More dates and dudes, less duds

I am going to write something here that applies to Sloane Crosley and only Sloane Crosley, and God help us all — please don’t let anyone else take this bit of advice and apply it:

Sloane, you need to write more about your personal life. Dates and dudes. Relationships that lean horizontal. Getting dumped and squeezing the living shit out of a bunch of oranges. I know this is problematic: You live in New York, and when a young woman lives in New York and writes essays she gets Carrie Bradshaw’ed into a little pink box. Even if the writer spends 200-plus pages riffing on everything but shoes. But I believe in you, Sloane. I think you can do it in a respectable way, and never have to say the words: “Hm … I guess we should go with the lipstick font for this book. Is there any way to make it look like I’m lounging in a martini glass?”

Crosley’s second book of essays How Did You Get This Number, is at its best in the finale of the nine-chapter follow up to the extraordinarily meh, albeit critically well-received debut, I Was Told There Would Be Cake. The essay “Off the Back of a Truck” is a story of a) meeting and falling for Ben, who is so entrenched in her social circle that it seems impossible they had never met before; b) browsing in an up-scale furniture store, and falling face-first into a connection from the stock room who scores her discounted goods with some back alley wheeling and envelopes filled with cash.

Crosley weaves these two stories in a deliciously teasey way under the umbrella: “If you have to ask, you probably can’t afford it.” The relationship is void of cliche. She reluctantly reveals his eye color, straying to Crayola Big Box depths for “a dirty peridot color” but admits she has forced her brain to compartmentalize his image. And the rug, dresser, and other luxury pieces she scores for fast-food prices is just so bizarre and shady and stars such a likable criminal.
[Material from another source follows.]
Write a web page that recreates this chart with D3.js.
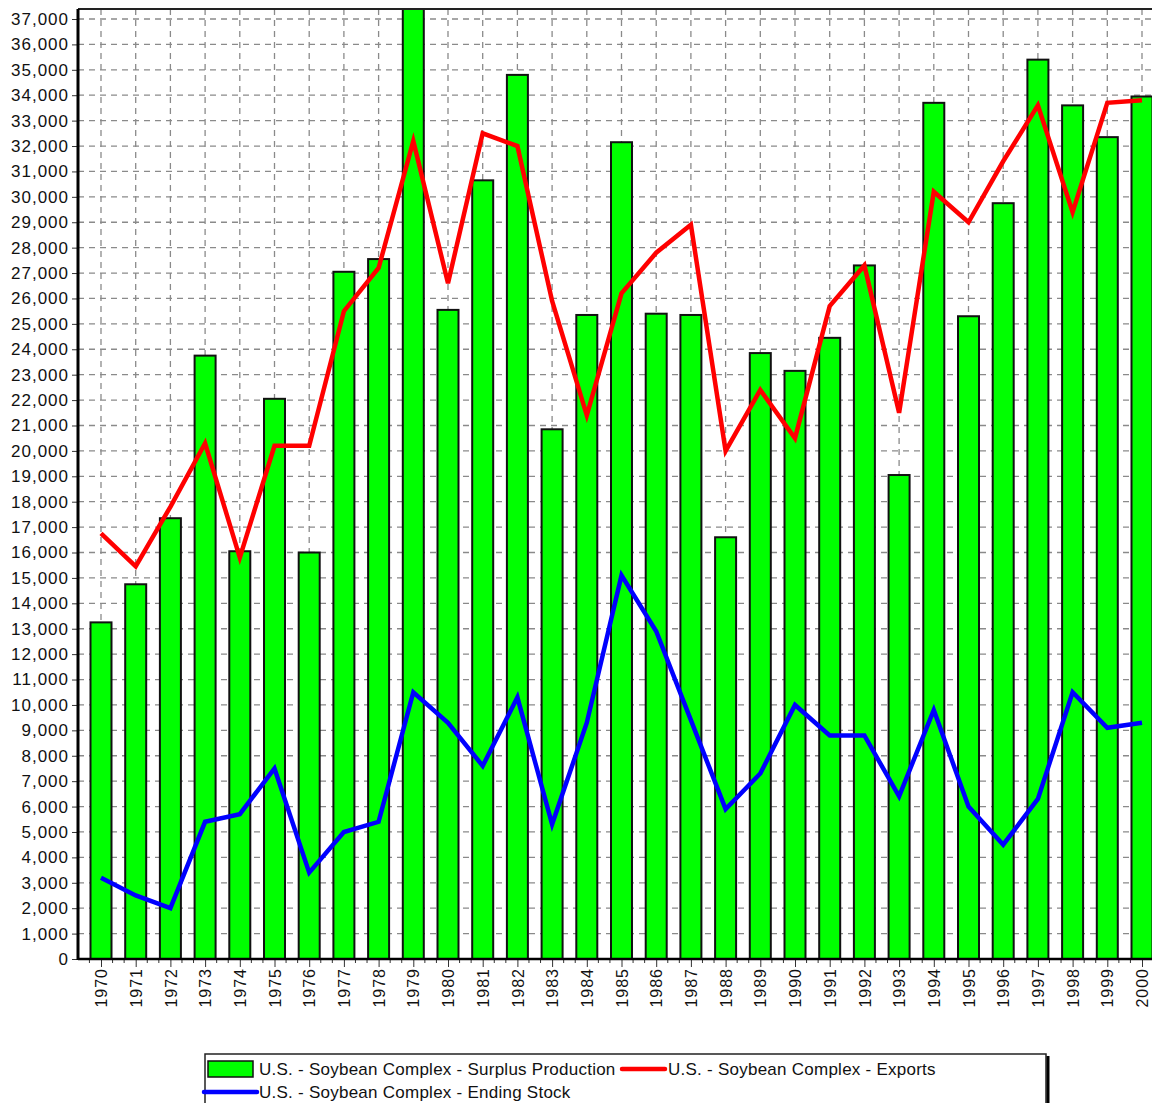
<!DOCTYPE html>
<html>
<head>
<meta charset="utf-8">
<script src="https://cdn.jsdelivr.net/npm/d3@7"></script>
<style>
body{margin:0;background:#fff;}
svg{display:block;font-family:"Liberation Sans",Arial,sans-serif;}
</style>
</head>
<body>
<svg id="chart" width="1152" height="1103"></svg>
<script>
//data
var years = ["1970","1971","1972","1973","1974","1975","1976","1977","1978","1979","1980",
             "1981","1982","1983","1984","1985","1986","1987","1988","1989","1990",
             "1991","1992","1993","1994","1995","1996","1997","1998","1999","2000"];

var surplusProduction = [13250,14750,17350,23750,16050,22050,16000,27050,27550,38500,25550,
                         30650,34800,20850,25350,32150,25400,25350,16600,23850,23150,
                         24450,27300,19050,33700,25300,29750,35400,33600,32350,33950];

var exportsData = [16750,15450,17800,20300,15800,20200,20200,25500,27200,32200,26600,
                   32500,32000,25900,21400,26200,27800,28900,20000,22400,20500,
                   25700,27300,21500,30200,29000,31400,33600,29400,33700,33800];

var endingStock = [3200,2500,2000,5400,5700,7500,3400,5000,5400,10500,9300,
                   7600,10300,5300,9300,15100,12900,9400,5900,7300,10000,
                   8800,8800,6400,9800,6000,4500,6300,10500,9100,9300];

var yTicks = d3.range(0, 37001, 1000);

var legendNames = ["U.S. - Soybean Complex - Surplus Production",
                   "U.S. - Soybean Complex - Exports",
                   "U.S. - Soybean Complex - Ending Stock"];

//layout
var plotLeft = 78, plotTop = 9, plotBottom = 959, plotRight = 1152;

var svg = d3.select("#chart");

var x = d3.scalePoint()
	.domain(years)
	.range([101, 1142]);
var step = x.step();
var barWidth = 21;

var y = d3.scaleLinear()
	.domain([0, 37000])
	.range([plotBottom, 19]);

svg.append("clipPath").attr("id", "plotClip")
	.append("rect")
	.attr("x", plotLeft).attr("y", plotTop)
	.attr("width", plotRight - plotLeft).attr("height", plotBottom - plotTop);

//grid
var grid = svg.append("g").attr("stroke", "#8a8a8a").attr("stroke-width", 1.3)
	.attr("stroke-dasharray", "6,5");

grid.selectAll(".hgrid")
	.data(yTicks.filter(function(d){ return d > 0; }))
	.enter().append("line")
	.attr("x1", plotLeft).attr("x2", plotRight)
	.attr("y1", function(d){ return y(d); })
	.attr("y2", function(d){ return y(d); });

grid.selectAll(".vgrid")
	.data(years)
	.enter().append("line")
	.attr("x1", function(d){ return x(d); })
	.attr("x2", function(d){ return x(d); })
	.attr("y1", plotTop).attr("y2", plotBottom);

//bars
var plot = svg.append("g").attr("clip-path", "url(#plotClip)");

plot.selectAll("rect.bar")
	.data(surplusProduction)
	.enter().append("rect")
	.attr("class", "bar")
	.attr("x", function(d, i){ return x(years[i]) - barWidth / 2; })
	.attr("y", function(d){ return y(d); })
	.attr("width", barWidth)
	.attr("height", function(d){ return plotBottom - y(d); })
	.attr("fill", "#00ff00")
	.attr("stroke", "#111")
	.attr("stroke-width", 2);

//lines
var line = d3.line()
	.x(function(d, i){ return x(years[i]); })
	.y(function(d){ return y(d); });

plot.append("path")
	.datum(exportsData)
	.attr("d", line)
	.attr("fill", "none")
	.attr("stroke", "#ff0000")
	.attr("stroke-width", 4.5)
	.attr("stroke-linejoin", "miter");

plot.append("path")
	.datum(endingStock)
	.attr("d", line)
	.attr("fill", "none")
	.attr("stroke", "#0000ff")
	.attr("stroke-width", 4.5)
	.attr("stroke-linejoin", "miter");

//frame
svg.append("line")
	.attr("x1", plotLeft).attr("x2", plotRight)
	.attr("y1", plotTop).attr("y2", plotTop)
	.attr("stroke", "#222").attr("stroke-width", 2);

//y axis
var yAxis = d3.axisLeft(y)
	.tickValues(yTicks)
	.tickFormat(d3.format(","))
	.tickSize(6)
	.tickPadding(3);

var yG = svg.append("g")
	.attr("transform", "translate(" + plotLeft + ",0)")
	.call(yAxis);
yG.select(".domain").remove();
yG.selectAll("text")
	.attr("font-size", 17)
	.attr("letter-spacing", 1)
	.attr("fill", "#111")
	.attr("font-family", "Liberation Sans, Arial, sans-serif");
yG.selectAll(".tick line").attr("stroke", "#333");

svg.append("line")
	.attr("x1", plotLeft).attr("x2", plotLeft)
	.attr("y1", plotTop).attr("y2", plotBottom + 1)
	.attr("stroke", "#000").attr("stroke-width", 3);

//x axis
var xAxis = d3.axisBottom(x)
	.tickSize(8)
	.tickPadding(4);

var xG = svg.append("g")
	.attr("transform", "translate(0," + plotBottom + ")")
	.call(xAxis);
xG.select(".domain").remove();
xG.selectAll(".tick line").attr("stroke", "#333");
xG.selectAll("text")
	.attr("font-size", 16)
	.attr("letter-spacing", 1)
	.attr("fill", "#111")
	.attr("font-family", "Liberation Sans, Arial, sans-serif")
	.attr("transform", "rotate(-90)")
	.attr("text-anchor", "end")
	.attr("dy", "0.35em")
	.attr("x", -9)
	.attr("y", 0);

//minor ticks between years
var minor = [];
years.forEach(function(d){
	[-1/3, 1/3].forEach(function(f){ minor.push(x(d) + f * step); });
});
svg.append("g").selectAll("line")
	.data(minor)
	.enter().append("line")
	.attr("x1", function(d){ return d; })
	.attr("x2", function(d){ return d; })
	.attr("y1", plotBottom).attr("y2", plotBottom + 4)
	.attr("stroke", "#333");

svg.append("line")
	.attr("x1", plotLeft).attr("x2", plotRight)
	.attr("y1", plotBottom).attr("y2", plotBottom)
	.attr("stroke", "#000").attr("stroke-width", 2.5);

//legend
var legend = svg.append("g");
legend.append("rect")
	.attr("x", 205).attr("y", 1054)
	.attr("width", 841).attr("height", 60)
	.attr("fill", "#fff").attr("stroke", "#222").attr("stroke-width", 1.5);
legend.append("line")
	.attr("x1", 1048).attr("x2", 1048)
	.attr("y1", 1056).attr("y2", 1103)
	.attr("stroke", "#000").attr("stroke-width", 3);

legend.append("rect")
	.attr("x", 208).attr("y", 1061)
	.attr("width", 45).attr("height", 16)
	.attr("fill", "#00ff00").attr("stroke", "#111").attr("stroke-width", 1.5);
legend.append("line")
	.attr("x1", 622).attr("x2", 665)
	.attr("y1", 1069).attr("y2", 1069)
	.attr("stroke", "#ff0000").attr("stroke-width", 4.5).attr("stroke-linecap", "round");
legend.append("line")
	.attr("x1", 204).attr("x2", 257)
	.attr("y1", 1092).attr("y2", 1092)
	.attr("stroke", "#0000ff").attr("stroke-width", 4.5).attr("stroke-linecap", "round");

var legendPos = [[259, 1069], [668, 1069], [259, 1092]];
legend.selectAll("text")
	.data(legendNames)
	.enter().append("text")
	.attr("x", function(d, i){ return legendPos[i][0]; })
	.attr("y", function(d, i){ return legendPos[i][1]; })
	.attr("dy", "0.35em")
	.attr("font-size", 17)
	.attr("letter-spacing", 0.25)
	.attr("fill", "#111")
	.text(function(d){ return d; });
</script>
</body>
</html>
As for the other eight essays: They’re fine. Just like they were fine in her last book. There is no doubt that she has led an interesting life. On the cusp of her 30th birthday she makes travel plans by sliding her finger aimlessly along a globe, which is how she ends up in Lisbon, playing a version of “Win, Lose, or Draw” to communicate with circus performers.

In another essay she has a super-awkward exchange in a confessional at Notre Dame Cathedral, Crosley being Jewish and all. There is a trip to Alaska where she witnesses the execution of a bear cub, the victim of a hit-n-run.

Unfortunately, these stories are so controlled, so antiseptic, so public relations, and so so not risky. She writes like her mom is reading over her shoulder. Even when Crosley mentions smoking weed out of her apartment window, it seems more of a ploy, a purposefully dropped mention, than a revelation. Her humor is easy, although very pedestrian in a way that leads me to believe that outside the book binding she uses the eff word as every part of speech, and has been known to make a male genitalia joke. But she doesn’t want you to know this.

I imagine people like Sloane Crosley because she is someone they can relate to. The horror of junior high slumber parties, and then reconnecting with the Queen Bee bully years later. The carefully laid bread crumbs that show she is quirky (She imagines keeping a midget in this strange cupboard area of her apartment!) in that way that we all need to believe that our OCD moments and guilty pleasures make us unique. But her relate-ability has such a generic-ness to it that it is without heart. Like a person who is considered a great conversationalist because they listen well and remember the name of your hometown. But what is her favorite song? Shrug.

This is why “Off the Back of the Truck” works so well. She lets her hair down. She squeezes an orange in frustration. Her mind is blown, and you can see her sweeping the pieces into a dustpan, and throwing it all away. I’m not suggesting that Crosley’s next book should be a chronology of her relationships. But I do think if she should put some of that za-za-zu into everything she writes and scrap things like, oh say, the rank nature of cabs in NYC.

Oh. And since I’m here: The cover of this book is really, really ugly.
And: Every once in awhile Crosley has a really good couple of lines, like this — when she is describing apartment living in New York.

Showers in kitchens, toilets in living rooms, sinks in bedrooms. It was as if Picasso were born a slumlord instead of a painter.